▸ **Material**:
— Begin —
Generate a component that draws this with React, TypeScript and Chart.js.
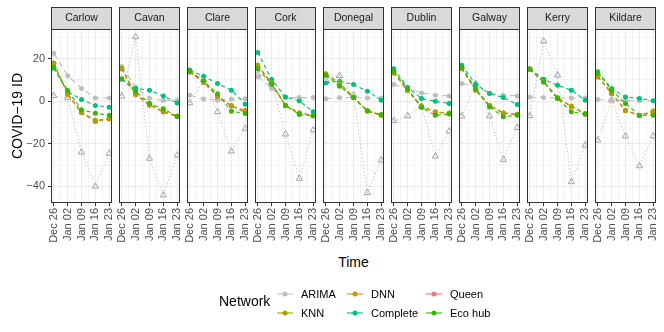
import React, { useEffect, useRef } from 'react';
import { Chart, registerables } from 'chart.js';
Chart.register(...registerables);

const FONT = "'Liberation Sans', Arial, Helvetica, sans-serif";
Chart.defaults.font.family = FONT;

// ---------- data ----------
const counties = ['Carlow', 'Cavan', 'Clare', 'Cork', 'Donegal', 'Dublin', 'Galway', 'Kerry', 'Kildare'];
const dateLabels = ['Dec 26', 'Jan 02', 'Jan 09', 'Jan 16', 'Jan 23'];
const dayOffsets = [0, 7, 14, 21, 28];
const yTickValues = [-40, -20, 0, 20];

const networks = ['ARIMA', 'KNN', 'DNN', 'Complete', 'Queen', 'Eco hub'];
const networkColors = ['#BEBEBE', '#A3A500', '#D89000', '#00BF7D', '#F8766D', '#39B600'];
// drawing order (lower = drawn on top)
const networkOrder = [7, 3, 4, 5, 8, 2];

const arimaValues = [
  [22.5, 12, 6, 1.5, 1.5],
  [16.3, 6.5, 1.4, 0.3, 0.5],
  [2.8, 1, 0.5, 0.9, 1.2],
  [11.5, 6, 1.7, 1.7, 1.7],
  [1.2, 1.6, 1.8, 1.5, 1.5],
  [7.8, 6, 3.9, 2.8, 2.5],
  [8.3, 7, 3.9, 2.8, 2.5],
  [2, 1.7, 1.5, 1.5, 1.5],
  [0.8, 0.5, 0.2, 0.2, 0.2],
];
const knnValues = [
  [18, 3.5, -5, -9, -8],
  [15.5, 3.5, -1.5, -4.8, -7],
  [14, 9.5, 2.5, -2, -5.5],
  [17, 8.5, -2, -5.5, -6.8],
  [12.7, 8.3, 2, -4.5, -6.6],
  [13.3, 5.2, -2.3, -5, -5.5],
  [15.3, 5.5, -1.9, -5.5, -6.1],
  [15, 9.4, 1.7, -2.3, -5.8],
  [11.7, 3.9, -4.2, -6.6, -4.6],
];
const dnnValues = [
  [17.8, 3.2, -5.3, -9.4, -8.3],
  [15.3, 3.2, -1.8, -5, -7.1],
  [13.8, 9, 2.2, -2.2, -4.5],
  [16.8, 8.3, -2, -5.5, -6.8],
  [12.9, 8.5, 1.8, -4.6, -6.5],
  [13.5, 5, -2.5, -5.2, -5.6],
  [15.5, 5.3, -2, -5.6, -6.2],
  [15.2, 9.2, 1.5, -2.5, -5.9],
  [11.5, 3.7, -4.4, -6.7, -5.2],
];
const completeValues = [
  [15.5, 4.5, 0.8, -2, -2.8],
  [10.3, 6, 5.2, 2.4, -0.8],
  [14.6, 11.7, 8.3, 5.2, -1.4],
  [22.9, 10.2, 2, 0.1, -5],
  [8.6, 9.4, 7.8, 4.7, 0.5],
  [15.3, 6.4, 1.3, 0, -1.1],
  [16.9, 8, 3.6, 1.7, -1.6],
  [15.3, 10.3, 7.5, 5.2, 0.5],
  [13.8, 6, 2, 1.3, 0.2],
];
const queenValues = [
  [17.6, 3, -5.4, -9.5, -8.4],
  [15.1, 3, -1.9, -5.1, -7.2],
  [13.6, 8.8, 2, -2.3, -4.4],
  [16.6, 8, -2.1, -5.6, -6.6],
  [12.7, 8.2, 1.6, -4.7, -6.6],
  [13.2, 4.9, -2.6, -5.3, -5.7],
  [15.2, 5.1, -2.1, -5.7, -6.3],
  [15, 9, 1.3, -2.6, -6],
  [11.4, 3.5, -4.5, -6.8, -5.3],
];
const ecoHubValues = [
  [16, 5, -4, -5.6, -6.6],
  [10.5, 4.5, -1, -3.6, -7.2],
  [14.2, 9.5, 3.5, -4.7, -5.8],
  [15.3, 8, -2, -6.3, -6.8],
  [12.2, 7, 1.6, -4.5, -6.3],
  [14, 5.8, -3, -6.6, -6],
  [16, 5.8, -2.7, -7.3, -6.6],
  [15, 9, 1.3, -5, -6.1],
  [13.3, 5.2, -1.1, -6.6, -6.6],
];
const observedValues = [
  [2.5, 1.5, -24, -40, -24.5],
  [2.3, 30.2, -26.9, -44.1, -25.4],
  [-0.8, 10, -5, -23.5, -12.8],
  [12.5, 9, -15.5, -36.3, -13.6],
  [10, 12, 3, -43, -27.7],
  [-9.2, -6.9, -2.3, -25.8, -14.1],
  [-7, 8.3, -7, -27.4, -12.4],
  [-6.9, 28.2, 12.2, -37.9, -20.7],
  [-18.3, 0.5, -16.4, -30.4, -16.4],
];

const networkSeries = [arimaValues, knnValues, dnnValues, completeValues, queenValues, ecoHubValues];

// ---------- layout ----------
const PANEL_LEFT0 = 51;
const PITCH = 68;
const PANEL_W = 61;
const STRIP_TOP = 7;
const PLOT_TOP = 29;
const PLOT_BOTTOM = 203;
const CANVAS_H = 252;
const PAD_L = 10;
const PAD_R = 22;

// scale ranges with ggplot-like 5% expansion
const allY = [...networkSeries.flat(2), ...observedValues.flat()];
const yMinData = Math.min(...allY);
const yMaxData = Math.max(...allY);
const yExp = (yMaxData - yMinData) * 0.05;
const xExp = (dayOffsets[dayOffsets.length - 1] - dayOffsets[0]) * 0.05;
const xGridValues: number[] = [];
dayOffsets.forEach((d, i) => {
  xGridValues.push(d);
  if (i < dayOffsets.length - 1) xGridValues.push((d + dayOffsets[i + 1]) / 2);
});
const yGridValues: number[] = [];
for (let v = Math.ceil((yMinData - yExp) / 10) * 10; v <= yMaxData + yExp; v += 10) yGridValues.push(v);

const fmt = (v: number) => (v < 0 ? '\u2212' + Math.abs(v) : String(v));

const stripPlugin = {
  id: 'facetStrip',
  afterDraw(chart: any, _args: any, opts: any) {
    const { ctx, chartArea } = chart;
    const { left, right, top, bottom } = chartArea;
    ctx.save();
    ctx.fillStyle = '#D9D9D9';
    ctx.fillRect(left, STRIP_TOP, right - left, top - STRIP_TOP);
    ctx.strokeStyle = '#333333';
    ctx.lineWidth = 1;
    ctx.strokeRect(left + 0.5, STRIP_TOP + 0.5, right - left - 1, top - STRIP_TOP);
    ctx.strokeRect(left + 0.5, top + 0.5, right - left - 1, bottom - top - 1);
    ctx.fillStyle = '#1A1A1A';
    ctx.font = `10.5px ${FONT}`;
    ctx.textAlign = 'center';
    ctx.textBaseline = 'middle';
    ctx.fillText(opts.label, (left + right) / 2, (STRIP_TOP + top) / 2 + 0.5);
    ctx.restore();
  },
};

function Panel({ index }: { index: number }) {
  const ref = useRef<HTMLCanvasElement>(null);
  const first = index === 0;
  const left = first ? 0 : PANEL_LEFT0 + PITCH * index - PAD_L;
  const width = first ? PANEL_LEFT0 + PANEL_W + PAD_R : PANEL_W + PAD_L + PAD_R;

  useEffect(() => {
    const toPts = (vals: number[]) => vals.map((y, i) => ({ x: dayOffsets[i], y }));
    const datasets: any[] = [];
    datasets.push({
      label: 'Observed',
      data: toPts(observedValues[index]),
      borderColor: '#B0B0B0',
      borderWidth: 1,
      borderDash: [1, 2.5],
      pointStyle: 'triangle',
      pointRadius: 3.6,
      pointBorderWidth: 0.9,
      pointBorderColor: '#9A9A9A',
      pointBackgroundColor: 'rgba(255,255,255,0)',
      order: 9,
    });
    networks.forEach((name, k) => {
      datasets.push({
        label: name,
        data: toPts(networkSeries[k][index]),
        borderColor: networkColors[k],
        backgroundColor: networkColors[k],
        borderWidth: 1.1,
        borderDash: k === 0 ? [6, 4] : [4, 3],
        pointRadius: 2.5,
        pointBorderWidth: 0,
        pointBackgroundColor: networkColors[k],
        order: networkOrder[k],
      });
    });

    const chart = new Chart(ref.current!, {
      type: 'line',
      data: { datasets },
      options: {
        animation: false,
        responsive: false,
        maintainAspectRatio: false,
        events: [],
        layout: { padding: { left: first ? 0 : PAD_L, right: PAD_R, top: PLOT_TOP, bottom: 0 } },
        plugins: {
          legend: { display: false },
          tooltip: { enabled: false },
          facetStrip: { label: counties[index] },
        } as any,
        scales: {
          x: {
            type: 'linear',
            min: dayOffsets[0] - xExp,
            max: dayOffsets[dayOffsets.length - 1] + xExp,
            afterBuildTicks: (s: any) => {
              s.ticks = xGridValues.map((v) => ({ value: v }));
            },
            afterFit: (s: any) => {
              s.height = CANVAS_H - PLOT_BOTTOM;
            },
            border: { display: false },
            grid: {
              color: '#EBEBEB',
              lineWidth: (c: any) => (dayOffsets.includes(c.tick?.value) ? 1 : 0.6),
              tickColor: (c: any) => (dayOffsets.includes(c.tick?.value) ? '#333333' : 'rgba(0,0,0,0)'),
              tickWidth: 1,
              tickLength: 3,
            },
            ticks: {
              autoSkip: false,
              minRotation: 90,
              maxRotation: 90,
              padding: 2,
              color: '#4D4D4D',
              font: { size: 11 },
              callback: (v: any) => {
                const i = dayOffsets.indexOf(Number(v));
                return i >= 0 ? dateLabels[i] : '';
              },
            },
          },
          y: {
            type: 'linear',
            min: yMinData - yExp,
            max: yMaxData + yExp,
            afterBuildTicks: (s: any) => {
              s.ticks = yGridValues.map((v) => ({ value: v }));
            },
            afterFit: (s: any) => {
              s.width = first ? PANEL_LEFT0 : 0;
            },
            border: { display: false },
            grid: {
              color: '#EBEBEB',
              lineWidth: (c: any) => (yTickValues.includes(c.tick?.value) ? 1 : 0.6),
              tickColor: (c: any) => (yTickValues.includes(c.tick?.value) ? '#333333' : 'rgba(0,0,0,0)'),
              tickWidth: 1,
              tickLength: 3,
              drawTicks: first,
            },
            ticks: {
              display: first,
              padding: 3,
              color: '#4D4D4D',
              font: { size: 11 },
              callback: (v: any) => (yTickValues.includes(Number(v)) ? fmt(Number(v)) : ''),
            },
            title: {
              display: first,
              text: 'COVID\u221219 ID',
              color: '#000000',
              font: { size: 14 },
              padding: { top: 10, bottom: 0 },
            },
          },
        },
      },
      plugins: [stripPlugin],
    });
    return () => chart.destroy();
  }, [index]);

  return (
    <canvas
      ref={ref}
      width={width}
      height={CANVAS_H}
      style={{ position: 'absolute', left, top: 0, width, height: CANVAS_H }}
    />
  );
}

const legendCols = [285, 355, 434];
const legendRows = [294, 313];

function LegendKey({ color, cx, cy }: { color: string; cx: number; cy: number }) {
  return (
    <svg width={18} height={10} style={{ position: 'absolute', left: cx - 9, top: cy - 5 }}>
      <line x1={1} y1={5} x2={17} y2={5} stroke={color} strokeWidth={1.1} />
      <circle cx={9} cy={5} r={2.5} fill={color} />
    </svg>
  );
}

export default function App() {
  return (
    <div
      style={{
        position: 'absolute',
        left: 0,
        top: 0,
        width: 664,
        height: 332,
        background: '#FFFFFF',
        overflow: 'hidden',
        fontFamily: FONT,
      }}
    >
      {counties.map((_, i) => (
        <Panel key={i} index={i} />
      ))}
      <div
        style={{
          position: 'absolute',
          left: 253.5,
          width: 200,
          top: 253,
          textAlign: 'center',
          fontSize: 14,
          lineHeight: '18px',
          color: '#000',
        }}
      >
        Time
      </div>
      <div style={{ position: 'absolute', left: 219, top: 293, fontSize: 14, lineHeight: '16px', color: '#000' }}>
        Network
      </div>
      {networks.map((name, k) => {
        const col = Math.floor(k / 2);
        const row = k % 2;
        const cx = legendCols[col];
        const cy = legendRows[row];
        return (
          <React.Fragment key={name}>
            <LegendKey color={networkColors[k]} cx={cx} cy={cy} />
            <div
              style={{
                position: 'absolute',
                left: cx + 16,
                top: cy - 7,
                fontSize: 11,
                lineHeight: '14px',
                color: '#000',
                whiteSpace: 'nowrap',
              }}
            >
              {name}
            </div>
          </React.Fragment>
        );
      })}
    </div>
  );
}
— End —
▸ **What to produce**: Each line that holds the word "with" is to be copied.

▸ **Finished task**:
Generate a component that draws this with React, TypeScript and Chart.js.
// scale ranges with ggplot-like 5% expansion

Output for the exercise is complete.